* [JOB] Write the data out again exactly, with no pictures.

* [DATA SECTION]
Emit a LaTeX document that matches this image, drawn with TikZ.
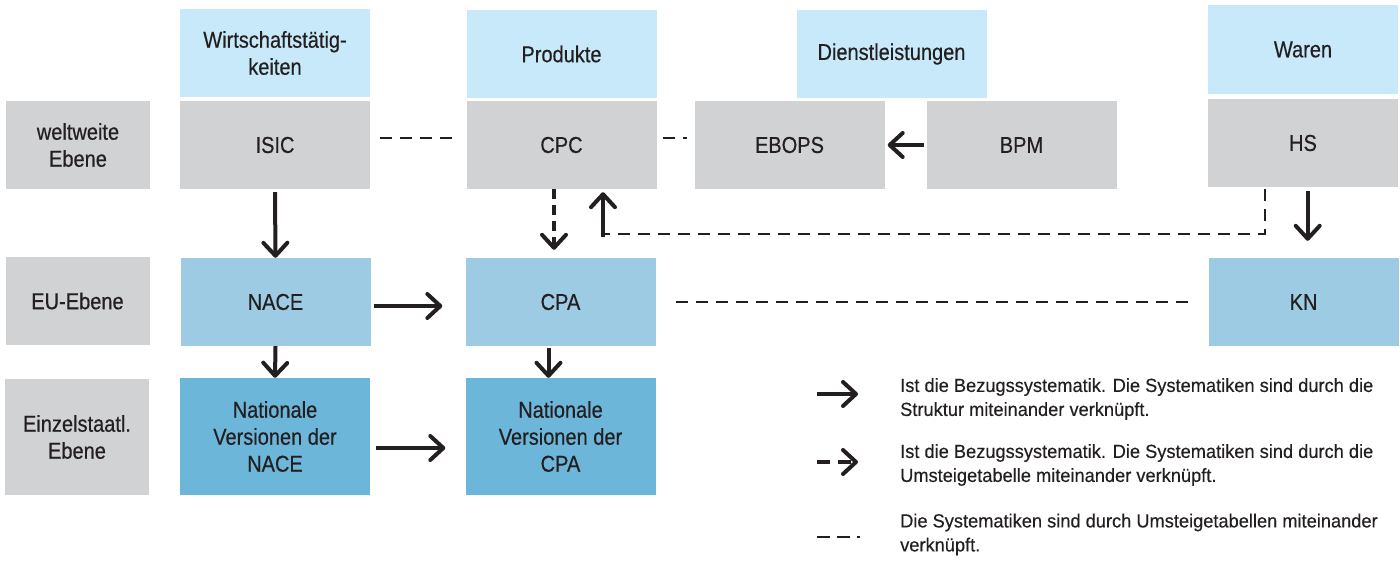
\documentclass[tikz,border=0pt]{standalone}
\usepackage{fontspec}
\setmainfont[FakeStretch=0.87,FakeBold=0.4]{Liberation Sans}
\newfontfamily\legfont[FakeStretch=0.96,FakeBold=0.3]{Liberation Sans}
\usetikzlibrary{arrows.meta}
\definecolor{hdrc}{HTML}{C8E9F9}
\definecolor{gryc}{HTML}{D1D2D4}
\definecolor{euc}{HTML}{9DCBE3}
\definecolor{natc}{HTML}{6CB6D9}
\definecolor{ink}{HTML}{231F20}
\begin{document}
\begin{tikzpicture}[x=1pt,y=-1pt,
  bx/.style={inner sep=0pt, align=center, font=\fontsize{23}{27}\selectfont, text=ink, minimum width=190pt, minimum height=88pt},
  hdrbox/.style={bx, fill=hdrc},
  grybox/.style={bx, fill=gryc},
  eubox/.style={bx, fill=euc},
  natbox/.style={bx, fill=natc, minimum height=117pt},
  lvlbox/.style={bx, fill=gryc, minimum width=144pt},
  legtext/.style={anchor=west, align=left, inner sep=0pt, text=ink, font=\legfont\fontsize{19}{24}\selectfont},
  arr/.style={draw=ink, line width=4pt, -{Straight Barb[length=13pt,width=24pt,round]}},
  darr/.style={arr, dash pattern=on 10pt off 6pt},
  dsh/.style={draw=ink, line width=2.5pt, dash pattern=on 12pt off 8pt}]
\useasboundingbox (0,0) rectangle (1400,561);
% headers
\node[hdrbox] (hW) at (275,53) {Wirtschaftstätig-\\keiten};
\node[hdrbox] (hP) at (561.5,54) {Produkte};
\node[hdrbox] (hD) at (891.5,54) {Dienstleistungen};
\node[hdrbox, minimum width=190pt, minimum height=89pt] (hWa) at (1303,49.5) {Waren};
% world level
\node[lvlbox] (lW) at (78,145) {weltweite\\Ebene};
\node[grybox] (ISIC) at (275,145) {ISIC};
\node[grybox] (CPC) at (561.5,145) {CPC};
\node[grybox] (EBOPS) at (789.5,145) {EBOPS};
\node[grybox] (BPM) at (1021.5,145) {BPM};
\node[grybox] (HS) at (1303,143) {HS};
% EU level
\node[lvlbox] (lEU) at (77.5,301) {EU-Ebene};
\node[eubox] (NACE) at (275.5,302) {NACE};
\node[eubox] (CPA) at (560.5,302) {CPA};
\node[eubox] (KN) at (1303.5,302) {KN};
% national level
\node[lvlbox, minimum height=116pt] (lEin) at (77,437) {Einzelstaatl.\\Ebene};
\node[natbox] (NNACE) at (275,436.5) {Nationale\\Versionen der\\NACE};
\node[natbox] (NCPA) at (560.5,436.5) {Nationale\\Versionen der\\CPA};
% connectors
\draw[arr] ([yshift=-3pt]ISIC.south) -- (NACE.north);
\draw[dsh] ([xshift=10pt,yshift=7pt]ISIC.east) -- ([xshift=-10pt,yshift=7pt]CPC.west);
\draw[dsh] ([xshift=6pt,yshift=7pt]CPC.east) -- ([xshift=-7pt,yshift=7pt]EBOPS.west);
\draw[arr] ([xshift=-2pt]BPM.west) -- ([xshift=3pt]EBOPS.east);
\draw[darr] ([xshift=-7.5pt]CPC.south) -- ([xshift=-6.5pt,yshift=8pt]CPA.north);
\coordinate (hub) at (603,234);
\draw[dsh] ([xshift=-38pt,yshift=-2pt]HS.south) |- (hub);
\draw[arr] ([yshift=-3pt]hub) -- ([yshift=-3pt]CPC.south -| hub);
\draw[arr] ([xshift=4.7pt,yshift=-4pt]HS.south) -- ([xshift=4.2pt,yshift=17pt]KN.north);
\draw[arr] ([xshift=3pt,yshift=-4pt]NACE.east) -- ([xshift=-23pt,yshift=-4pt]CPA.west);
\draw[dsh] ([xshift=20pt]CPA.east) -- ([xshift=-19pt]KN.west);
\draw[arr] (NACE.south) -- (NNACE.north);
\draw[arr] ([xshift=-12pt,yshift=-2pt]CPA.south) -- ([xshift=-12pt]NCPA.north);
\draw[arr] ([xshift=6pt,yshift=-11.5pt]NNACE.east) -- ([xshift=-20pt,yshift=-11.5pt]NCPA.west);
% legend
\coordinate (l1a) at (817,394); \coordinate (l1b) at (858,394);
\coordinate (l2a) at (817,462); \coordinate (l2b) at (858,462);
\coordinate (l3a) at (817,537); \coordinate (l3b) at (860,537);
\draw[arr] (l1a) -- (l1b);
\draw[arr, dash pattern=on 13pt off 8pt] (l2a) -- (l2b);
\draw[dsh, dash pattern=on 13pt off 7pt] (l3a) -- (l3b);
\node[legtext] (t1) at (900,399) {Ist die Bezugssystematik. Die Systematiken sind durch die\\Struktur miteinander verknüpft.};
\node[legtext] (t2) at (900,465) {Ist die Bezugssystematik. Die Systematiken sind durch die\\Umsteigetabelle miteinander verknüpft.};
\node[legtext] (t3) at (900,534.5) {Die Systematiken sind durch Umsteigetabellen miteinander\\verknüpft.};
\end{tikzpicture}
\end{document}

* [EXERCISE RESULT]
Emit a LaTeX document that matches this image, drawn with TikZ.
\documentclass[tikz,border=0pt]{standalone}
\usepackage{fontspec}
\setmainfont[FakeStretch=0.87,FakeBold=0.4]{Liberation Sans}
\newfontfamily\legfont[FakeStretch=0.96,FakeBold=0.3]{Liberation Sans}
\usetikzlibrary{arrows.meta}
\definecolor{hdrc}{HTML}{C8E9F9}
\definecolor{gryc}{HTML}{D1D2D4}
\definecolor{euc}{HTML}{9DCBE3}
\definecolor{natc}{HTML}{6CB6D9}
\definecolor{ink}{HTML}{231F20}
\begin{document}
\begin{tikzpicture}[x=1pt,y=-1pt,
  bx/.style={inner sep=0pt, align=center, font=\fontsize{23}{27}\selectfont, text=ink, minimum width=190pt, minimum height=88pt},
  hdrbox/.style={bx, fill=hdrc},
  grybox/.style={bx, fill=gryc},
  eubox/.style={bx, fill=euc},
  natbox/.style={bx, fill=natc, minimum height=117pt},
  lvlbox/.style={bx, fill=gryc, minimum width=144pt},
  legtext/.style={anchor=west, align=left, inner sep=0pt, text=ink, font=\legfont\fontsize{19}{24}\selectfont},
  arr/.style={draw=ink, line width=4pt, -{Straight Barb[length=13pt,width=24pt,round]}},
  darr/.style={arr, dash pattern=on 10pt off 6pt},
  dsh/.style={draw=ink, line width=2.5pt, dash pattern=on 12pt off 8pt}]
\useasboundingbox (0,0) rectangle (1400,561);
% headers
\node[hdrbox] (hW) at (275,53) {Wirtschaftstätig-\\keiten};
\node[hdrbox] (hP) at (561.5,54) {Produkte};
\node[hdrbox] (hD) at (891.5,54) {Dienstleistungen};
\node[hdrbox, minimum width=190pt, minimum height=89pt] (hWa) at (1303,49.5) {Waren};
% world level
\node[lvlbox] (lW) at (78,145) {weltweite\\Ebene};
\node[grybox] (ISIC) at (275,145) {ISIC};
\node[grybox] (CPC) at (561.5,145) {CPC};
\node[grybox] (EBOPS) at (789.5,145) {EBOPS};
\node[grybox] (BPM) at (1021.5,145) {BPM};
\node[grybox] (HS) at (1303,143) {HS};
% EU level
\node[lvlbox] (lEU) at (77.5,301) {EU-Ebene};
\node[eubox] (NACE) at (275.5,302) {NACE};
\node[eubox] (CPA) at (560.5,302) {CPA};
\node[eubox] (KN) at (1303.5,302) {KN};
% national level
\node[lvlbox, minimum height=116pt] (lEin) at (77,437) {Einzelstaatl.\\Ebene};
\node[natbox] (NNACE) at (275,436.5) {Nationale\\Versionen der\\NACE};
\node[natbox] (NCPA) at (560.5,436.5) {Nationale\\Versionen der\\CPA};
% connectors
\draw[arr] ([yshift=-3pt]ISIC.south) -- (NACE.north);
\draw[dsh] ([xshift=10pt,yshift=7pt]ISIC.east) -- ([xshift=-10pt,yshift=7pt]CPC.west);
\draw[dsh] ([xshift=6pt,yshift=7pt]CPC.east) -- ([xshift=-7pt,yshift=7pt]EBOPS.west);
\draw[arr] ([xshift=-2pt]BPM.west) -- ([xshift=3pt]EBOPS.east);
\draw[darr] ([xshift=-7.5pt]CPC.south) -- ([xshift=-6.5pt,yshift=8pt]CPA.north);
\coordinate (hub) at (603,234);
\draw[dsh] ([xshift=-38pt,yshift=-2pt]HS.south) |- (hub);
\draw[arr] ([yshift=-3pt]hub) -- ([yshift=-3pt]CPC.south -| hub);
\draw[arr] ([xshift=4.7pt,yshift=-4pt]HS.south) -- ([xshift=4.2pt,yshift=17pt]KN.north);
\draw[arr] ([xshift=3pt,yshift=-4pt]NACE.east) -- ([xshift=-23pt,yshift=-4pt]CPA.west);
\draw[dsh] ([xshift=20pt]CPA.east) -- ([xshift=-19pt]KN.west);
\draw[arr] (NACE.south) -- (NNACE.north);
\draw[arr] ([xshift=-12pt,yshift=-2pt]CPA.south) -- ([xshift=-12pt]NCPA.north);
\draw[arr] ([xshift=6pt,yshift=-11.5pt]NNACE.east) -- ([xshift=-20pt,yshift=-11.5pt]NCPA.west);
% legend
\coordinate (l1a) at (817,394); \coordinate (l1b) at (858,394);
\coordinate (l2a) at (817,462); \coordinate (l2b) at (858,462);
\coordinate (l3a) at (817,537); \coordinate (l3b) at (860,537);
\draw[arr] (l1a) -- (l1b);
\draw[arr, dash pattern=on 13pt off 8pt] (l2a) -- (l2b);
\draw[dsh, dash pattern=on 13pt off 7pt] (l3a) -- (l3b);
\node[legtext] (t1) at (900,399) {Ist die Bezugssystematik. Die Systematiken sind durch die\\Struktur miteinander verknüpft.};
\node[legtext] (t2) at (900,465) {Ist die Bezugssystematik. Die Systematiken sind durch die\\Umsteigetabelle miteinander verknüpft.};
\node[legtext] (t3) at (900,534.5) {Die Systematiken sind durch Umsteigetabellen miteinander\\verknüpft.};
\end{tikzpicture}
\end{document}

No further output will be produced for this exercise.